Lazy rascals, spending their substance, and more, in riotous living

Jean-François Lyotard’s dead

Interesting piece on the increasingly non-contemporary nature of post-modernism (via Warren Ellis):

The academy, perhaps especially in Britain, is today so swamped by the assumptions and practices of market economics that it is deeply implausible for academics to tell their students they inhabit a postmodern world where a multiplicity of ideologies, world-views and voices can be heard. Their every step hounded by market economics, academics cannot preach multiplicity when their lives are dominated by what amounts in practice to consumer fanaticism. The world has narrowed intellectually, not broadened, in the last ten years.

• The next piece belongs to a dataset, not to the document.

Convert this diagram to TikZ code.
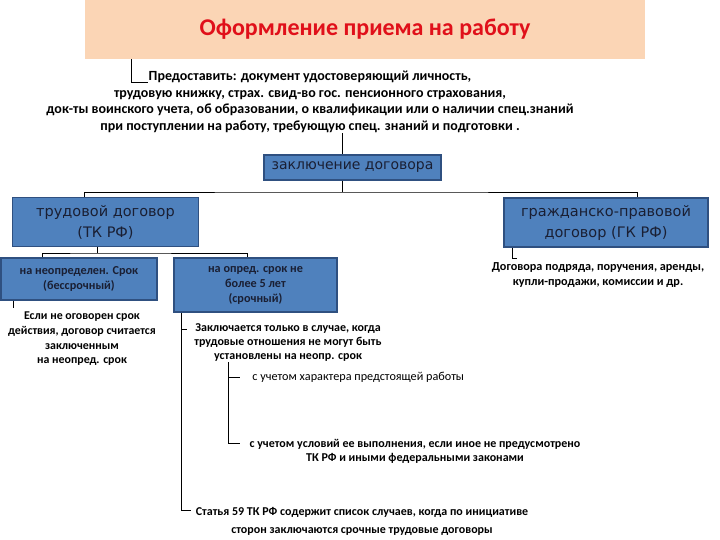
\documentclass[tikz,border=0pt]{standalone}
\usepackage{fontspec}
\setmainfont{Carlito}
\newfontfamily\boxfamily{DejaVu Sans}
\usepackage{xcolor}
\usepackage{tikz}
\usetikzlibrary{shapes,arrows,positioning,fit,calc}

\definecolor{titlefill}{HTML}{FBD5B5}
\definecolor{titlered}{HTML}{E0101A}
\definecolor{boxfill}{HTML}{4F81BD}
\definecolor{boxedge}{HTML}{2F5080}
\definecolor{boxtext}{HTML}{1A1F33}

\begin{document}
\begin{tikzpicture}[x=1pt, y=-1pt, line width=0.9pt,
    bluebox/.style={rectangle, draw=boxedge, line width=1.2pt, fill=boxfill, text=boxtext, align=center, inner sep=0pt},
    bigtext/.style={font=\boxfamily\fontsize{14.5}{21}\selectfont},
    smalltext/.style={font=\bfseries\fontsize{12.2}{15}\selectfont},
    note/.style={align=center, inner sep=0pt, font=\bfseries\fontsize{12}{14}\selectfont}]
    \useasboundingbox [fill=white] (0,0) rectangle (720,540);

    % boxes
    \node (title) [rectangle, fill=titlefill, minimum width=560pt, minimum height=59pt, text=titlered, font=\bfseries\fontsize{24}{28}\selectfont] at (365,29.5) {Оформление приема на работу};
    \node (concl) [bluebox, bigtext, font=\boxfamily\fontsize{14}{20}\selectfont, minimum width=177pt, minimum height=25pt] at (352.5,167.5) {заключение договора};
    \node (labour) [bluebox, bigtext, minimum width=186pt, minimum height=49pt] at (105.5,222) {трудовой договор\\(ТК РФ)};
    \node (civil) [bluebox, bigtext, minimum width=204pt, minimum height=49pt] at (606,222.5) {гражданско-правовой\\договор (ГК РФ)};
    \node (indef) [bluebox, smalltext, minimum width=156pt, minimum height=42pt] at (79,279) {на неопределен. Срок\\(бессрочный)};
    \node (fixed) [bluebox, smalltext, minimum width=163pt, minimum height=54pt] at (255.5,285) {на опред. срок не\\более 5 лет\\(срочный)};

    % texts
    \node (provide) [note, font=\bfseries\fontsize{14}{16.7}\selectfont] at (310,102) {Предоставить: документ удостоверяющий личность,\\трудовую книжку, страх. свид-во гос. пенсионного страхования,\\док-ты воинского учета, об образовании, о квалификации или о наличии спец.знаний\\при поступлении на работу, требующую спец. знаний и подготовки .};
    \node (kinds) [note, font=\bfseries\fontsize{12.2}{15}\selectfont] at (598,275.5) {Договора подряда, поручения, аренды,\\купли-продажи, комиссии и др.};
    \node (tacit) [note, font=\bfseries\fontsize{11.9}{14.7}\selectfont] at (82,339) {Если не оговорен срок\\действия, договор считается\\заключенным\\на неопред. срок};
    \node (only) [note] at (288,343) {Заключается только в случае, когда\\трудовые отношения не могут быть\\установлены на неопр. срок};
    \node (nature) [note, anchor=west, font=\fontsize{12.2}{14}\selectfont] at (252,377) {с учетом характера предстоящей работы};
    \node (terms) [note] at (415,451) {с учетом условий ее выполнения, если иное не предусмотрено\\ТК РФ и иными федеральными законами};
    \node (art59) [note, font=\bfseries\fontsize{12}{18}\selectfont] at (362,521) {Статья 59 ТК РФ содержит список случаев, когда по инициативе\\сторон заключаются срочные трудовые договоры};

    \coordinate (bus) at (342,192);
    \coordinate (bus2) at (97,253);
    \coordinate (spine) at (181,0);
    \coordinate (spine2) at (228,0);
    \coordinate (tpr) at (148,82);
    \coordinate (tcv) at (517,258);
    \coordinate (tonly) at (187,329);
    \coordinate (tnat) at (240,377);
    \coordinate (tterm) at (240,443);
    \coordinate (t59) at (191,510);

    % lines
    \draw ([xshift=-234pt]title.south) |- (tpr);
    \draw (provide.south -| bus) -- (concl.north -| bus);
    \draw (concl.south -| bus) -- (bus);
    \draw ([xshift=-21.5pt]labour.north) |- (bus) -| ([xshift=31pt]civil.north);
    \draw (labour.south -| bus2) -- (bus2);
    \draw ([xshift=-37pt]indef.north) |- (bus2) -| ([xshift=-8.5pt]fixed.north);
    \draw ([xshift=-66pt]indef.south) -- +(0,7);
    \draw ([xshift=-94pt]civil.south) |- (tcv);
    \draw (fixed.south -| spine) |- (t59);
    \draw (tonly -| spine) -- (tonly);
    \draw (only.south -| spine2) |- (tnat);
    \draw (tnat -| spine2) |- (tterm);
\end{tikzpicture}
\end{document}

Where Lyotard saw the eclipse of Grand Narratives, pseudo-modernism sees the ideology of globalised market economics raised to the level of the sole and over-powering regulator of all social activity – monopolistic, all-engulfing, all-explaining, all-structuring, as every academic must disagreeably recognise. Pseudo-modernism is of course consumerist and conformist, a matter of moving around the world as it is given or sold.

The article is (perhaps rather appropriately) low on context; “pseudo-modernism” is not, after all, simply a brute fact, but has a specific relationship to the way in which post-modernism has played itself out over the last 30 years.